For Proctor, coming across her husband's National Security Agency pin, was a startling and touching find.

"He worked at Westinghouse before he went into the Army. He worked on the bomb tests in White Sands and apparently he had to be cleared by the NSA. It made me realize there was a whole lot about him that I didn't know, that he never talked about," she said.

Among Hopkins' favorite finds were the bowls that once held ice cream for her at her grandmother's house.

"There have been so many things, but these really bring back memories," she said. "Going through all this stuff has been fun and it's been depressing and it's been stressful. When you grow up in a place, everything is just there and you don't think to ask questions until it's too late."

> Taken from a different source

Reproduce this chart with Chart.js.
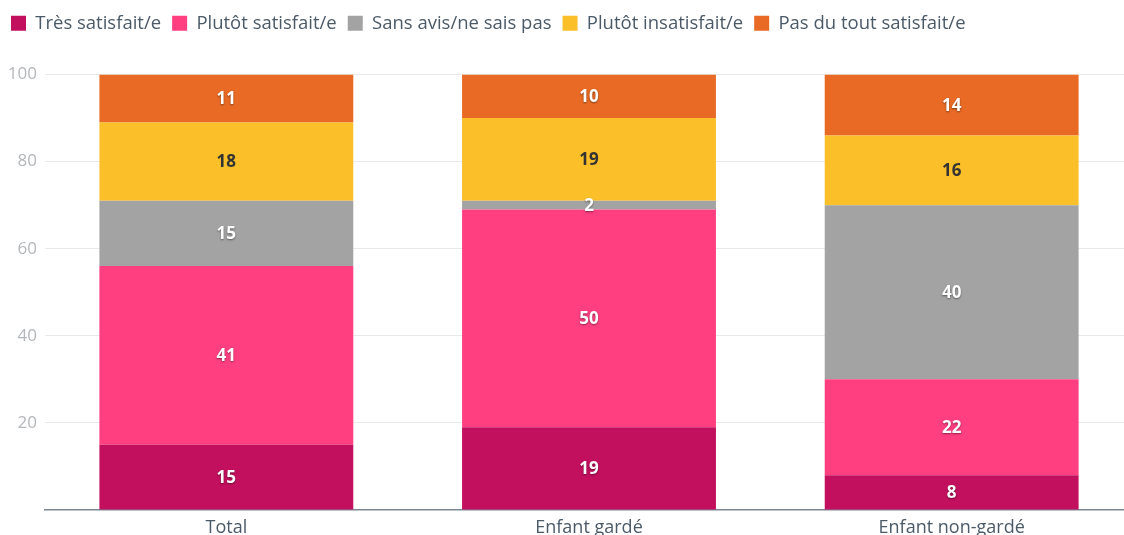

Other finds included what the family believes was Proctor's personal stash of marbles.

"We found a bag with a handful of marbles, a wooden top and a yo-yo," Hopkins said. "They were not the most valuable marbles we found out - some of the others are worth much more - but they obviously meant the most to him."

Hopkins also marveled at the number of shoes her grandmother owned.

"We don't think she spent all her money on jewelry, but on shoes. There are hundreds and hundreds of pairs of shoes from the '30s and '40s. She wasn't exactly Imelda Marcos, but she had her fair share," Hopkins said with a laugh.

Proctor and her daughters will attend the auction today, but they expect some sorrow at parting with items that hold cherished memories.

"Just to know that all of this, the things we all collect over a lifetime, will be gone someday is hard. All of a sudden here it is, at an end," Proctor said.